Direction –
Set down the listing below verbatim, but only from its first line through the line containing "const yTicks = [80,82,84,86,88,90,92];".

Data excerpt –
* start *

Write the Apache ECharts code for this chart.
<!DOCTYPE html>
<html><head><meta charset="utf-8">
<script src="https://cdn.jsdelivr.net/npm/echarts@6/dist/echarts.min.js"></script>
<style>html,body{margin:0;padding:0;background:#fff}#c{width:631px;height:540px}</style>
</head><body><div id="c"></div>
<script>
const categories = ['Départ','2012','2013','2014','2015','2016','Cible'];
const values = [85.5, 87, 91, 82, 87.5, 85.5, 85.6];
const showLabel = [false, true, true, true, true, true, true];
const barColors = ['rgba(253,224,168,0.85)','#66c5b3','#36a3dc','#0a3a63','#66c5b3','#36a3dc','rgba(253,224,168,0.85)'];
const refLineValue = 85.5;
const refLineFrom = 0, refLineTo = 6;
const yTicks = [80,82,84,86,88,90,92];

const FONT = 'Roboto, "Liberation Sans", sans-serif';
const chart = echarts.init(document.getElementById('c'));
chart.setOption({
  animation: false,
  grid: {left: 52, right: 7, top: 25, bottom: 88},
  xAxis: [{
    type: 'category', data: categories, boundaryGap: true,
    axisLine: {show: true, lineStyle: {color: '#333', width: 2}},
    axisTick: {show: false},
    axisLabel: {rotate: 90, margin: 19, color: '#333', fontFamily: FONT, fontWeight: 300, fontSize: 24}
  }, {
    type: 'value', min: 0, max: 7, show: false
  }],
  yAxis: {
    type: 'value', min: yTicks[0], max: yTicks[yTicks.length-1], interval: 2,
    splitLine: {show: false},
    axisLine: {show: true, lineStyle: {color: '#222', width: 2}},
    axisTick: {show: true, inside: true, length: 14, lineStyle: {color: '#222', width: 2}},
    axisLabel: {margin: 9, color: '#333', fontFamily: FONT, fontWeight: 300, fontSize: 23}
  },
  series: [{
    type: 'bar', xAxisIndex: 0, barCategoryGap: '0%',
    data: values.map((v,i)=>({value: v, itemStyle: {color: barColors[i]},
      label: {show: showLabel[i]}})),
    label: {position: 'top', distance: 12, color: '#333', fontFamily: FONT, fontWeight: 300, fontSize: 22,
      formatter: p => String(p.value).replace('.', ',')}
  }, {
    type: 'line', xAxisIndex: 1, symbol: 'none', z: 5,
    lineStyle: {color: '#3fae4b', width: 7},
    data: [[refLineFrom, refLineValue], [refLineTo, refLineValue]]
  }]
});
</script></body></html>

* end *

Written answer –
Write the Apache ECharts code for this chart.
<!DOCTYPE html>
<html><head><meta charset="utf-8">
<script src="https://cdn.jsdelivr.net/npm/echarts@6/dist/echarts.min.js"></script>
<style>html,body{margin:0;padding:0;background:#fff}#c{width:631px;height:540px}</style>
</head><body><div id="c"></div>
<script>
const categories = ['Départ','2012','2013','2014','2015','2016','Cible'];
const values = [85.5, 87, 91, 82, 87.5, 85.5, 85.6];
const showLabel = [false, true, true, true, true, true, true];
const barColors = ['rgba(253,224,168,0.85)','#66c5b3','#36a3dc','#0a3a63','#66c5b3','#36a3dc','rgba(253,224,168,0.85)'];
const refLineValue = 85.5;
const refLineFrom = 0, refLineTo = 6;
const yTicks = [80,82,84,86,88,90,92];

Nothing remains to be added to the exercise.